**AIM**
Reproduce nothing but the lines from the one with "Recreate this image" through the one with "ax.bar(x, values, width=0.9, color=colors, zorder=2)", exactly and with both ends. Omit pictures.

**PROVIDED INFORMATION**
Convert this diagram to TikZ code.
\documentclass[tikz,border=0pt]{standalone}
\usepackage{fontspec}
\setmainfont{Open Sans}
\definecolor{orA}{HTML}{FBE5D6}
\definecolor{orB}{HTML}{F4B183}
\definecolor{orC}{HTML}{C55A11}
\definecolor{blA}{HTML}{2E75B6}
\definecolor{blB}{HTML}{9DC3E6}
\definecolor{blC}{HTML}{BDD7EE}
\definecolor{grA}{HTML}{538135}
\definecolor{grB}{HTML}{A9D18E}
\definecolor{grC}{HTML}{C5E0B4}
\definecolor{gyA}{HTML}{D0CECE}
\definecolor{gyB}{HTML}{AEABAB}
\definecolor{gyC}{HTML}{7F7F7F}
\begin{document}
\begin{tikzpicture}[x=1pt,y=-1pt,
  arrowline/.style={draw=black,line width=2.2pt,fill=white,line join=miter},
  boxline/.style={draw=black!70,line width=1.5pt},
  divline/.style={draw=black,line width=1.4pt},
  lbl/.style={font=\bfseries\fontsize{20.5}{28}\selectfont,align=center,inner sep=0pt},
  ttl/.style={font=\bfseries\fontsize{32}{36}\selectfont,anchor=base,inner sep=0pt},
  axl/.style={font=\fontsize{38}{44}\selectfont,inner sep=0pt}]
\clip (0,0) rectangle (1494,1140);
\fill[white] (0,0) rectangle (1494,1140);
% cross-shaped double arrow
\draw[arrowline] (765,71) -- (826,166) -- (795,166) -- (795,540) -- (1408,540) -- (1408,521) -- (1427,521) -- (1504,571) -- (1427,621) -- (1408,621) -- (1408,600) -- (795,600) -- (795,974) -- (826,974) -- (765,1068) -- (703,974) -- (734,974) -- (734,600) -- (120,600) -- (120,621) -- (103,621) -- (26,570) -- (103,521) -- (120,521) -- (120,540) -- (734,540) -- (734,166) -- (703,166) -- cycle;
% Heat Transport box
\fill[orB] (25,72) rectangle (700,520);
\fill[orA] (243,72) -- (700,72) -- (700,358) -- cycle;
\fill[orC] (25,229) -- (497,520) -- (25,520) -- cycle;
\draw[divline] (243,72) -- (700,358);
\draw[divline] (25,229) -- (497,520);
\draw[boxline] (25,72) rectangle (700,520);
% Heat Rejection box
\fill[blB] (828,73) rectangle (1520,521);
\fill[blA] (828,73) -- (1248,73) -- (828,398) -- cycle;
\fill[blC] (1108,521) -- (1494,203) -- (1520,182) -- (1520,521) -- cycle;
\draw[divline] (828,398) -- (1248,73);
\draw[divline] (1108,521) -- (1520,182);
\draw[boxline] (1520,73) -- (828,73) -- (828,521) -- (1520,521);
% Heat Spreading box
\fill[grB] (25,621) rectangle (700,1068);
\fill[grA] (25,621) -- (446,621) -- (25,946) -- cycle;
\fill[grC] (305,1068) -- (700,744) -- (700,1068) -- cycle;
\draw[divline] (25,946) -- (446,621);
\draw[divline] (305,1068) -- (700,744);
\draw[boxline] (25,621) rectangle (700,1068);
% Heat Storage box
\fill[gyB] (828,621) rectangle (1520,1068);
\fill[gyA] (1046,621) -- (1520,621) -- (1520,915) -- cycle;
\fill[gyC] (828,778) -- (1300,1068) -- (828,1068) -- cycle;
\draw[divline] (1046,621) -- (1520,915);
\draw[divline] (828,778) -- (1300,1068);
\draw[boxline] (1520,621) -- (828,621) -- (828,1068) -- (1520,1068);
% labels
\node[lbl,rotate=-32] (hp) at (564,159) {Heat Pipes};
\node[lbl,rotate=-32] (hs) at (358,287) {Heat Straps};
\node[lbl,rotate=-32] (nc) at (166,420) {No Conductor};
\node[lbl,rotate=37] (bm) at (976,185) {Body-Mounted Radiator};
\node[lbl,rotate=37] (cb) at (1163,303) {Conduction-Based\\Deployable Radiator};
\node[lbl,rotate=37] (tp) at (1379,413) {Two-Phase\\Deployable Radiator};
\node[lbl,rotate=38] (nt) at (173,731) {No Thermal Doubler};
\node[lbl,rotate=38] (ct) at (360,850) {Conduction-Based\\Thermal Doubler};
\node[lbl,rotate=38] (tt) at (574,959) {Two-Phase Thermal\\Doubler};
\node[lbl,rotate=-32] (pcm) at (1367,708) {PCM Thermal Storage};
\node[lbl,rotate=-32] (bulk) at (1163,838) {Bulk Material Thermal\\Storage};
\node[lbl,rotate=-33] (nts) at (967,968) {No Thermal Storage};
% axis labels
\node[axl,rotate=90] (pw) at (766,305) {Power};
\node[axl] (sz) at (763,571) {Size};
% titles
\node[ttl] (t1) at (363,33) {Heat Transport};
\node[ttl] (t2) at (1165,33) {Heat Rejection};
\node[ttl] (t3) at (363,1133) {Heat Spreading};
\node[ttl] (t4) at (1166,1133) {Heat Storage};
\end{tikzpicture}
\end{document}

...

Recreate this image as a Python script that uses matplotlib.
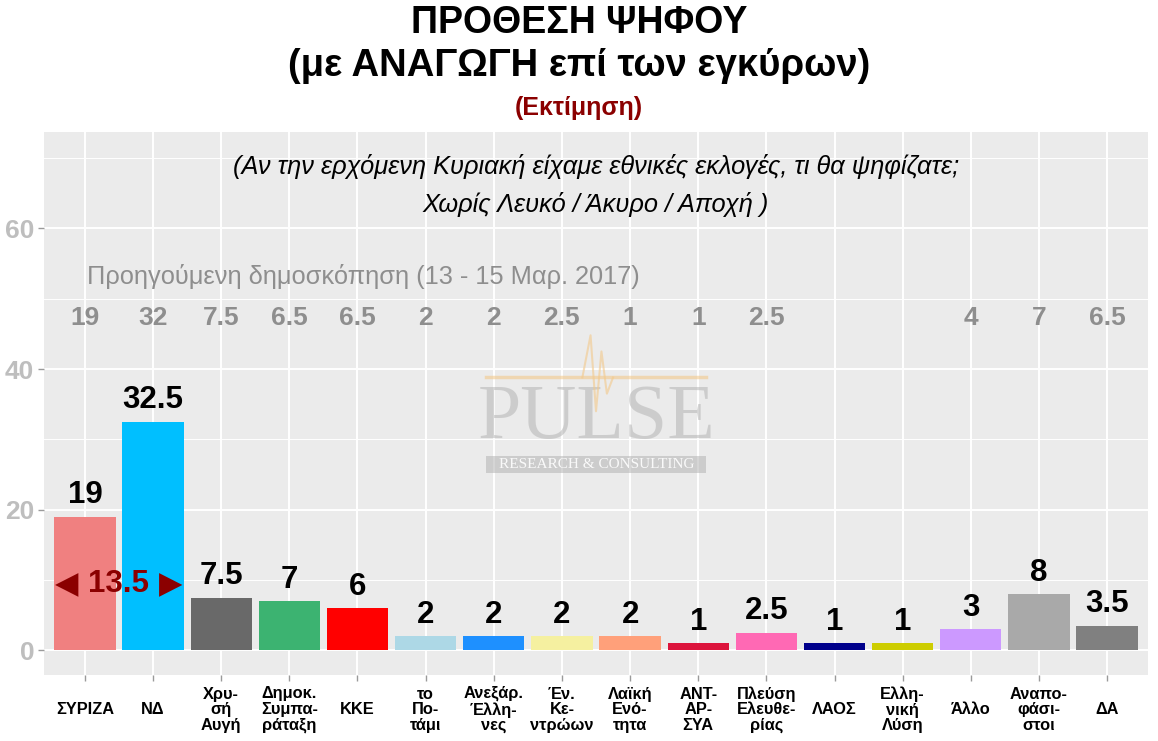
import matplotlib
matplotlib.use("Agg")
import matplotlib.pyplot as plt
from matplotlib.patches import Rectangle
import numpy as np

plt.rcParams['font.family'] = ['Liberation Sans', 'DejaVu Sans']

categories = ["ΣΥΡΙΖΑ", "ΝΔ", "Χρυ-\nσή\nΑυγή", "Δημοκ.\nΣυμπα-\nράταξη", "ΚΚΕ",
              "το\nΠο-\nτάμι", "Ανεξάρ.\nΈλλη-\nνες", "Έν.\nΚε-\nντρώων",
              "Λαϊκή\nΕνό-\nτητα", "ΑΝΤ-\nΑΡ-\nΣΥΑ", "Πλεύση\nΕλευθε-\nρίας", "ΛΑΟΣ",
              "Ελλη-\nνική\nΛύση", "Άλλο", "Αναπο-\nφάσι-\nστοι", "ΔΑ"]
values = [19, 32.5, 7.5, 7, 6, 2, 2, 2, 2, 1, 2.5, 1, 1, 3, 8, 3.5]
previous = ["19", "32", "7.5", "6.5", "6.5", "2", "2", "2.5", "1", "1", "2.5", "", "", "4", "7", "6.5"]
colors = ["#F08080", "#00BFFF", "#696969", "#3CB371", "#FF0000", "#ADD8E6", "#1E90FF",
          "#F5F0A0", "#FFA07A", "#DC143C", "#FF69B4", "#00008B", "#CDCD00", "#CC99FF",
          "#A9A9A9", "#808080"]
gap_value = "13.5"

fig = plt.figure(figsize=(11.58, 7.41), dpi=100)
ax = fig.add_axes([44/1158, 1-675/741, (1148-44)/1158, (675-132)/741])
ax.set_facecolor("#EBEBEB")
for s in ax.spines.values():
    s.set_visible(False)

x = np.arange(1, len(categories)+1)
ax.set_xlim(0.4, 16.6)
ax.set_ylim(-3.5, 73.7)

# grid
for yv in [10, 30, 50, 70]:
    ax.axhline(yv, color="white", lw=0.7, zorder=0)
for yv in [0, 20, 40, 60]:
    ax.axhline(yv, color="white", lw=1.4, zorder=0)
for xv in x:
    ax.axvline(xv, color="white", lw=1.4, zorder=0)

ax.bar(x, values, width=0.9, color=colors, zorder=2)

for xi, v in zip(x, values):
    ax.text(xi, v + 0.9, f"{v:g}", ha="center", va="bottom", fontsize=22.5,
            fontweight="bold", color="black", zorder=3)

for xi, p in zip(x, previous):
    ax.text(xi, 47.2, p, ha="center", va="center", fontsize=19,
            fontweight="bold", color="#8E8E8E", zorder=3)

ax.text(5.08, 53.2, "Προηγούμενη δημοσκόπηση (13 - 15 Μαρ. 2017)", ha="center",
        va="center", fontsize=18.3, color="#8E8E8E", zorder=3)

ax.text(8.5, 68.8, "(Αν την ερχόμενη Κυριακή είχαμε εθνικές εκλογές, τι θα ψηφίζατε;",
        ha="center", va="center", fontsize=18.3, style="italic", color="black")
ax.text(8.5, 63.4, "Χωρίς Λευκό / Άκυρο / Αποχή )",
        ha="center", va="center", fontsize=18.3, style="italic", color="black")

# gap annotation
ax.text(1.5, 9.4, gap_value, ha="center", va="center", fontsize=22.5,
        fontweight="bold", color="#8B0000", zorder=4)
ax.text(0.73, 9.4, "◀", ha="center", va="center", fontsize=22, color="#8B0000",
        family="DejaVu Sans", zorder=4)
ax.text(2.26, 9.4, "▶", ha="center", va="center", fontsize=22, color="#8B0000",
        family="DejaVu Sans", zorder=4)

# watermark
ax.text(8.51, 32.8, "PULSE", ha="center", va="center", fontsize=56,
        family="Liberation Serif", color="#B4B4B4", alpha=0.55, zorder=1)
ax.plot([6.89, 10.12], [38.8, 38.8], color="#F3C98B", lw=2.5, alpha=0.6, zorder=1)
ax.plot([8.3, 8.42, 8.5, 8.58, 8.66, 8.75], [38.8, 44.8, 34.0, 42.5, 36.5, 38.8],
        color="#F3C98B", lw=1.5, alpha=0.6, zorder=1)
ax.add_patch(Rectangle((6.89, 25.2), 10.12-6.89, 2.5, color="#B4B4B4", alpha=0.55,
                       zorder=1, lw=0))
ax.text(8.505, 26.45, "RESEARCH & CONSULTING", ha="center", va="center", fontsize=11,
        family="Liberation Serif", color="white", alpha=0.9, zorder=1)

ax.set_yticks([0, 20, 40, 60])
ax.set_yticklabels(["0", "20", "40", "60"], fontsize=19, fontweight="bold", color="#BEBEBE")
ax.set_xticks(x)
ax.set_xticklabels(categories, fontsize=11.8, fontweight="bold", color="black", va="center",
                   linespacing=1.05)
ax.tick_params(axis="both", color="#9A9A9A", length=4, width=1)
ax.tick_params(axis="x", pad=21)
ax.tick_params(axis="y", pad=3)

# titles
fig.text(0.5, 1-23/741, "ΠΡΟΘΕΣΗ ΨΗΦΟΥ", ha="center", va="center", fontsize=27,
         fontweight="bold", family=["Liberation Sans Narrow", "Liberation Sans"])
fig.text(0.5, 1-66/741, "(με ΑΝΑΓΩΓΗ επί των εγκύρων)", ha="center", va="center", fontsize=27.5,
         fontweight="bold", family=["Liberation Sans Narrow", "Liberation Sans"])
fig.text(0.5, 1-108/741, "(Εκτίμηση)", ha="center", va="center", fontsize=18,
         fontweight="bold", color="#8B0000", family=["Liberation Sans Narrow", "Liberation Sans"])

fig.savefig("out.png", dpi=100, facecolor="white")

**COMPLETE ANSWER**
Recreate this image as a Python script that uses matplotlib.
import matplotlib
matplotlib.use("Agg")
import matplotlib.pyplot as plt
from matplotlib.patches import Rectangle
import numpy as np

plt.rcParams['font.family'] = ['Liberation Sans', 'DejaVu Sans']

categories = ["ΣΥΡΙΖΑ", "ΝΔ", "Χρυ-\nσή\nΑυγή", "Δημοκ.\nΣυμπα-\nράταξη", "ΚΚΕ",
              "το\nΠο-\nτάμι", "Ανεξάρ.\nΈλλη-\nνες", "Έν.\nΚε-\nντρώων",
              "Λαϊκή\nΕνό-\nτητα", "ΑΝΤ-\nΑΡ-\nΣΥΑ", "Πλεύση\nΕλευθε-\nρίας", "ΛΑΟΣ",
              "Ελλη-\nνική\nΛύση", "Άλλο", "Αναπο-\nφάσι-\nστοι", "ΔΑ"]
values = [19, 32.5, 7.5, 7, 6, 2, 2, 2, 2, 1, 2.5, 1, 1, 3, 8, 3.5]
previous = ["19", "32", "7.5", "6.5", "6.5", "2", "2", "2.5", "1", "1", "2.5", "", "", "4", "7", "6.5"]
colors = ["#F08080", "#00BFFF", "#696969", "#3CB371", "#FF0000", "#ADD8E6", "#1E90FF",
          "#F5F0A0", "#FFA07A", "#DC143C", "#FF69B4", "#00008B", "#CDCD00", "#CC99FF",
          "#A9A9A9", "#808080"]
gap_value = "13.5"

fig = plt.figure(figsize=(11.58, 7.41), dpi=100)
ax = fig.add_axes([44/1158, 1-675/741, (1148-44)/1158, (675-132)/741])
ax.set_facecolor("#EBEBEB")
for s in ax.spines.values():
    s.set_visible(False)

x = np.arange(1, len(categories)+1)
ax.set_xlim(0.4, 16.6)
ax.set_ylim(-3.5, 73.7)

# grid
for yv in [10, 30, 50, 70]:
    ax.axhline(yv, color="white", lw=0.7, zorder=0)
for yv in [0, 20, 40, 60]:
    ax.axhline(yv, color="white", lw=1.4, zorder=0)
for xv in x:
    ax.axvline(xv, color="white", lw=1.4, zorder=0)

ax.bar(x, values, width=0.9, color=colors, zorder=2)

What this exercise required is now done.